**The request:** Can you find the lines of the listing that include "matplotlib" and copy every one?

Plotting code records:
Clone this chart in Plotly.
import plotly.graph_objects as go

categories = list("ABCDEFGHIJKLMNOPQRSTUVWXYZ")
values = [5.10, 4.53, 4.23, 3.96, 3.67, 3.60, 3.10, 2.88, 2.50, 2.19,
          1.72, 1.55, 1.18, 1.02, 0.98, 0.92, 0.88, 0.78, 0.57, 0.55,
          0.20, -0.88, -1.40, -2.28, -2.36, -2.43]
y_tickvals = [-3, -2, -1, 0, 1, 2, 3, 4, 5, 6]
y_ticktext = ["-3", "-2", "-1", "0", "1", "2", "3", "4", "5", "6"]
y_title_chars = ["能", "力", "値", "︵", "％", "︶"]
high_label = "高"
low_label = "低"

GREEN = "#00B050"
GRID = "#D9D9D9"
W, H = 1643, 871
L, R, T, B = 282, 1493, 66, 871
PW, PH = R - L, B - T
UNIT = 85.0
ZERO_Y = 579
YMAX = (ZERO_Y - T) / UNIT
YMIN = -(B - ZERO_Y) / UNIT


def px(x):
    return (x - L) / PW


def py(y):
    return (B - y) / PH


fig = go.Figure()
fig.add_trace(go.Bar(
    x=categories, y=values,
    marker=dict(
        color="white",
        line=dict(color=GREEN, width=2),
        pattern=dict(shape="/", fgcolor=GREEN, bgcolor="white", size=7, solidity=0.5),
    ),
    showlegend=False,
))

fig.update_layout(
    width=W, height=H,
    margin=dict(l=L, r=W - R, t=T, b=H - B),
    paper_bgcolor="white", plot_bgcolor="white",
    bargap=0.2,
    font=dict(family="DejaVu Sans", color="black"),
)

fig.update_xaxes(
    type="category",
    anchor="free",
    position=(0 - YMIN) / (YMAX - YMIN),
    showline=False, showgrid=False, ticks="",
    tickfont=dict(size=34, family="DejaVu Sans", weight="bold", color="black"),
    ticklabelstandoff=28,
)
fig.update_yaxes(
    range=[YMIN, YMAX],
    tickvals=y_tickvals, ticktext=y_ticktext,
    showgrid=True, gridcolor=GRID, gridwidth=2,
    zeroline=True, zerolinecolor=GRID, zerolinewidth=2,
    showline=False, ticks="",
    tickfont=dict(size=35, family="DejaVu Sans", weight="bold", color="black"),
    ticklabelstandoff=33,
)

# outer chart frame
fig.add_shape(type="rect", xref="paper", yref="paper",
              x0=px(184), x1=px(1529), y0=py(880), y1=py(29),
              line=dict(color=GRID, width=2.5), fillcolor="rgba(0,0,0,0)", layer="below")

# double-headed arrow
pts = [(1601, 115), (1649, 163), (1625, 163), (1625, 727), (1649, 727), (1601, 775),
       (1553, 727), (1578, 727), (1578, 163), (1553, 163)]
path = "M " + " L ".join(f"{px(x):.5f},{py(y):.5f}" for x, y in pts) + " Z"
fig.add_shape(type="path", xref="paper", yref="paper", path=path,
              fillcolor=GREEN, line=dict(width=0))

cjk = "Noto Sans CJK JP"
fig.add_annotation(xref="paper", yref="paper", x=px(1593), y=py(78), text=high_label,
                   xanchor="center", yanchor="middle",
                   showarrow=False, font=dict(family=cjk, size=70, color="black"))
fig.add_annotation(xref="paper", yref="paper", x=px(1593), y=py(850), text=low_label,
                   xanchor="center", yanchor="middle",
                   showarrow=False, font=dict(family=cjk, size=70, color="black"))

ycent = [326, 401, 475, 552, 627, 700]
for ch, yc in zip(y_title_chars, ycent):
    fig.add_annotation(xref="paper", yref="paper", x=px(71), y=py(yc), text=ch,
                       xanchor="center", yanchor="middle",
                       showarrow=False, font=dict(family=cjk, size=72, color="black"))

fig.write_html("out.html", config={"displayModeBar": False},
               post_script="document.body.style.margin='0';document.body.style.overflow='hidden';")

---

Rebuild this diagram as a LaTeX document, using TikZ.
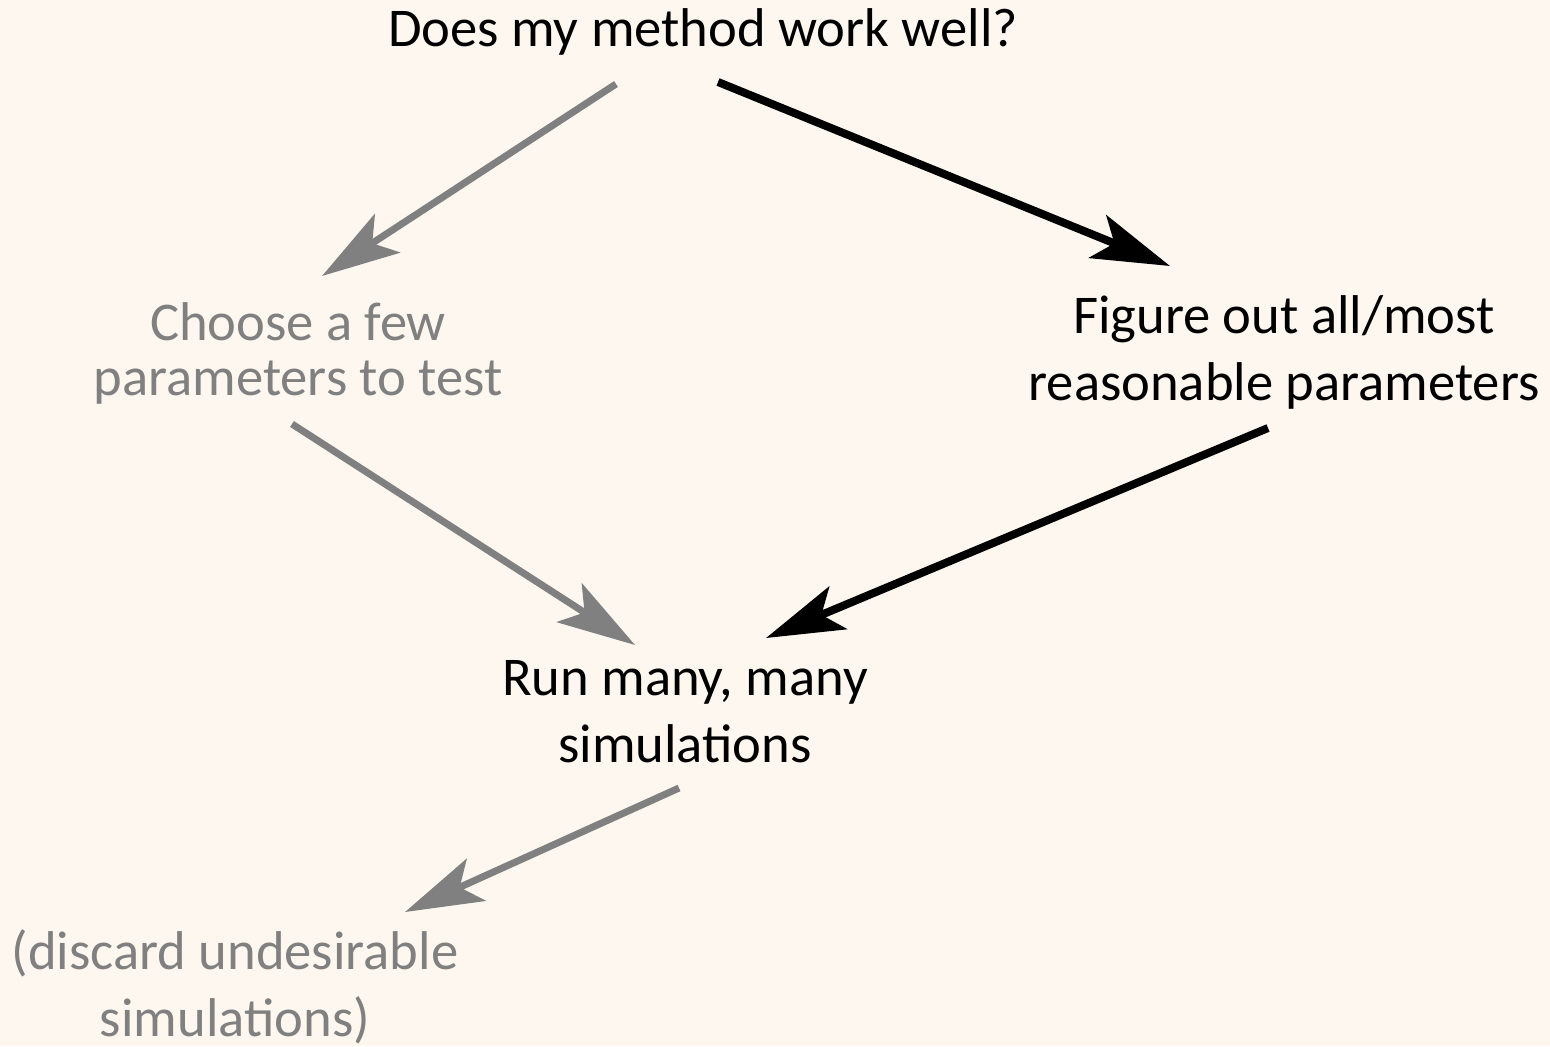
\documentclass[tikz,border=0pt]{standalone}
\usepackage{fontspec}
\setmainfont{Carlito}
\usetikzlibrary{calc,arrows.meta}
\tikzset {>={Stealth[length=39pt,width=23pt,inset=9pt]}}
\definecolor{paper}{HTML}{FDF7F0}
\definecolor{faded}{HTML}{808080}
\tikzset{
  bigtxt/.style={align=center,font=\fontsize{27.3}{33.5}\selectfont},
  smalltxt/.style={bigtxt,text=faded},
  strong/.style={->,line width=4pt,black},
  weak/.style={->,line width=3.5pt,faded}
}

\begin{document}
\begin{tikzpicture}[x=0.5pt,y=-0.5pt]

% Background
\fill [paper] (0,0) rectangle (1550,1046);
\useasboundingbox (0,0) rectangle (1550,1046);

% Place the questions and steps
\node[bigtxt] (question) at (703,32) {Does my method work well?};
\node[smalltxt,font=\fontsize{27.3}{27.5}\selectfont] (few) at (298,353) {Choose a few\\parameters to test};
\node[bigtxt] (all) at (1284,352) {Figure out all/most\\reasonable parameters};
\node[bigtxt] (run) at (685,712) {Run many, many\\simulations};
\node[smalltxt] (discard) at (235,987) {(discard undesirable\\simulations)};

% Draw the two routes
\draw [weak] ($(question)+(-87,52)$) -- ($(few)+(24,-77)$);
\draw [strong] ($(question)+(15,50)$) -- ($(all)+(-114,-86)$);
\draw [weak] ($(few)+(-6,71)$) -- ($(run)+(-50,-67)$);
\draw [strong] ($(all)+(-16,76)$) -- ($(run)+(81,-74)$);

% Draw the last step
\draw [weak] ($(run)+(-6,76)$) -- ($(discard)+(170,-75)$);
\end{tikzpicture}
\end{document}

* * *

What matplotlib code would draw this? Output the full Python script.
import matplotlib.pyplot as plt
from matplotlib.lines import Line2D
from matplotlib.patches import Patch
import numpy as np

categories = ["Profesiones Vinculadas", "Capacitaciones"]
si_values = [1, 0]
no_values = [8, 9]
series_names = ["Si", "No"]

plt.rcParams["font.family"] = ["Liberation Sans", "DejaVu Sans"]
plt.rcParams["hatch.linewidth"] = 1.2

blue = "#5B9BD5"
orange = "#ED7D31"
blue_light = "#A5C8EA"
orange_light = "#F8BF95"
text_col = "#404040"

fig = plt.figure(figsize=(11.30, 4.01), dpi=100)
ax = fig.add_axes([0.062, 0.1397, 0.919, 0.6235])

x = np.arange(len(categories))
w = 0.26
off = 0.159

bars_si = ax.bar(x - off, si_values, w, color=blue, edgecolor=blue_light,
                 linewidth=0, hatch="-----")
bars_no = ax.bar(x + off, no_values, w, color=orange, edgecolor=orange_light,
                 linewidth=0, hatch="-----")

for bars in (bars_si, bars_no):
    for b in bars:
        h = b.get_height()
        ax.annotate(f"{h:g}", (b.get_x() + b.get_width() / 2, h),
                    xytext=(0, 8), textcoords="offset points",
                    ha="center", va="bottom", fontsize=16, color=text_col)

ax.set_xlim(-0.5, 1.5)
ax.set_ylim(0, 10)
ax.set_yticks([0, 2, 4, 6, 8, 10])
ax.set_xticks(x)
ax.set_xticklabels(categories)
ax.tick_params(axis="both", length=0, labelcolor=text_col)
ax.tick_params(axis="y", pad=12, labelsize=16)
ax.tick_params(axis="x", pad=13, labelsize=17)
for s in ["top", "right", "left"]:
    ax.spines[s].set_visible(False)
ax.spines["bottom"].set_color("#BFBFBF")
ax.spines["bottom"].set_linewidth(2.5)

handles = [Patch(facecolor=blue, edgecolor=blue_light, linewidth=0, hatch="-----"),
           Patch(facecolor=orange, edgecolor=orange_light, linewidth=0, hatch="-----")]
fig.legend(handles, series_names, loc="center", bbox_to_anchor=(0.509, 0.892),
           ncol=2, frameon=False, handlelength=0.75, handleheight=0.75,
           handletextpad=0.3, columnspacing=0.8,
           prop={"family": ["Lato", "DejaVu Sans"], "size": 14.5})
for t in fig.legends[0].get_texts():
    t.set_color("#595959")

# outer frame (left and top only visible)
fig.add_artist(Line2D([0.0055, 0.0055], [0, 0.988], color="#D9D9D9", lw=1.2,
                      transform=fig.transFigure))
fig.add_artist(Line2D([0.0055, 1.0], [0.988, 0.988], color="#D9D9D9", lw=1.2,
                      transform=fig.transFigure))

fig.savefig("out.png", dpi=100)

**Full output:**
What matplotlib code would draw this? Output the full Python script.
import matplotlib.pyplot as plt
from matplotlib.lines import Line2D
from matplotlib.patches import Patch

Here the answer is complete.